Given the high speed at which trains currently travel, the Safety Board believes that unprotected level crossings are unacceptably dangerous. The likelihood of an accident at these level crossings is much greater than at protected level crossings because the road user is not warned of an approaching train and there is no physical barrier at all between the road and the railway. Therefore, the remaining unprotected level crossings must be protected as quickly as possible. However, the current policy encourages protracted discussions between the parties involved as a result of which removing or modifying these level crossings is a very slow process. Unprotected level crossings must have been tackled within a few years under a policy that does not become bogged down by substantive and financial discussions.

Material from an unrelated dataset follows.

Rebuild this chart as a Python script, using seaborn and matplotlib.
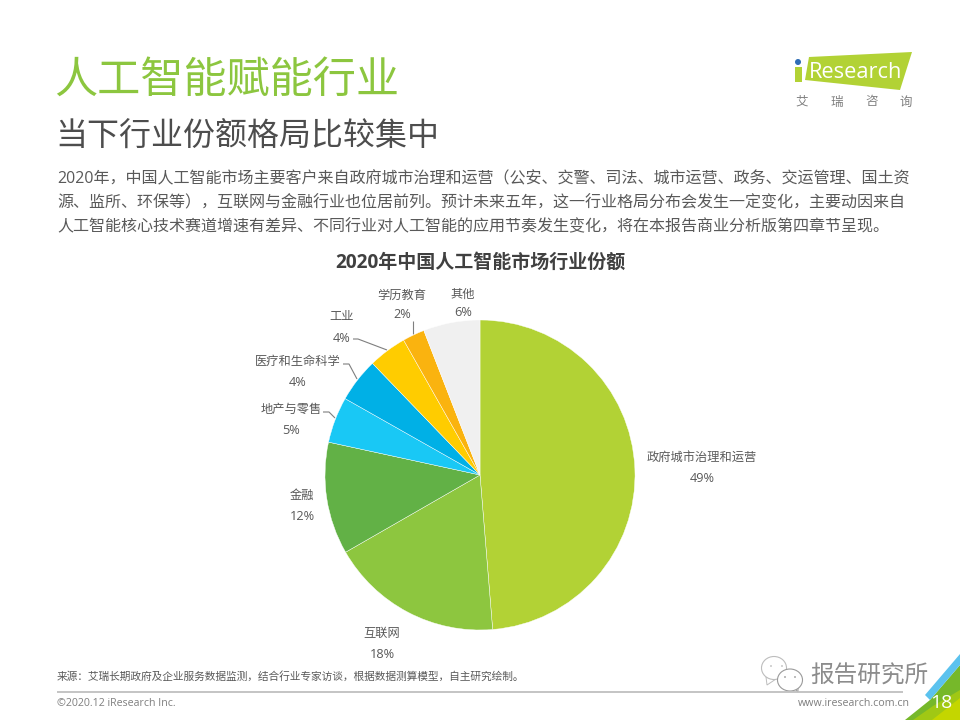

Protected level crossings must become even safer

There is also work to be done on the protected level crossings. The Safety Board has noted that the majority of accidents occur at protected level crossings. This is not because they are less safe than unprotected level crossings but because they represent the majority of level crossings and handle the majority of the road traffic. It is not as easy to improve the safety of protected level crossings as it is to improve the safety of unprotected level crossings. Nevertheless, the number of level crossing casualties and the severity of them can be reduced by providing additional safety measures at protected level crossings, which are based on the lessons learned from the proper investigation of accidents. However, the Safety Board notes that a significant proportion of the budget made available is being spent on a limited number of level crossings. At the same time, the Safety Board notes that all parties involved can learn more lessons from level crossing accidents. They should also study the approach of Switzerland and the United Kingdom who perform much better than the Netherlands in terms of level crossing safety.

Fewer level crossings means fewer accidents

New railway lines are being constructed without level crossings and no new level crossings are being built on existing railway lines. The Safety Board is amazed that there is no similar policy for the existing level crossings. This requires an ambitious plan for reducing level crossings in the next few decades, taking account of the need of road users to reach the other side of the railway.


A further reduction in the number of level crossing casualties is necessary and achievable. In the long term it is even possible for there to be no level crossing accidents. However, this will not be achieved with the current policy. Policy exists but it demonstrates little vision and ambition. There is also little understanding of where responsibility for level crossing safety is vested. The State Secretary has indicated that this is not her responsibility; it is ProRail’s. Apart from the fact that the Ministry has not explicitly delegated this responsibility to ProRail, the Ministry retains ultimate responsibility for safety of the railways and the level crossings in any event.

The way that the cause of level crossing accidents is portrayed to the outside world is that they are primarily attributable to the reckless behaviour of road users. However, research by the Safety Board has revealed that this is not the case in the majority of accidents. Moreover, this type of qualification creates the impression that many level crossing accidents cannot be prevented. The Safety Board expects the State Secretary for Infrastructure and Water Management to ensure a significant reduction in the number of level crossing casualties through a targeted and ambitious level crossing policy.


To the State Secretary for Infrastructure and Water Management:

  1. Within six months, merge the existing level crossing programmes (LVO and NABO) into a single overarching level crossing policy. With this policy, halve the number of level crossing accidents and level crossing fatalities within 10 years and reduce it to zero as quickly as possible;
  2. Improve level crossing safety;
  3. Legally stipulate who is responsible for what and bears the costs for level crossing safety.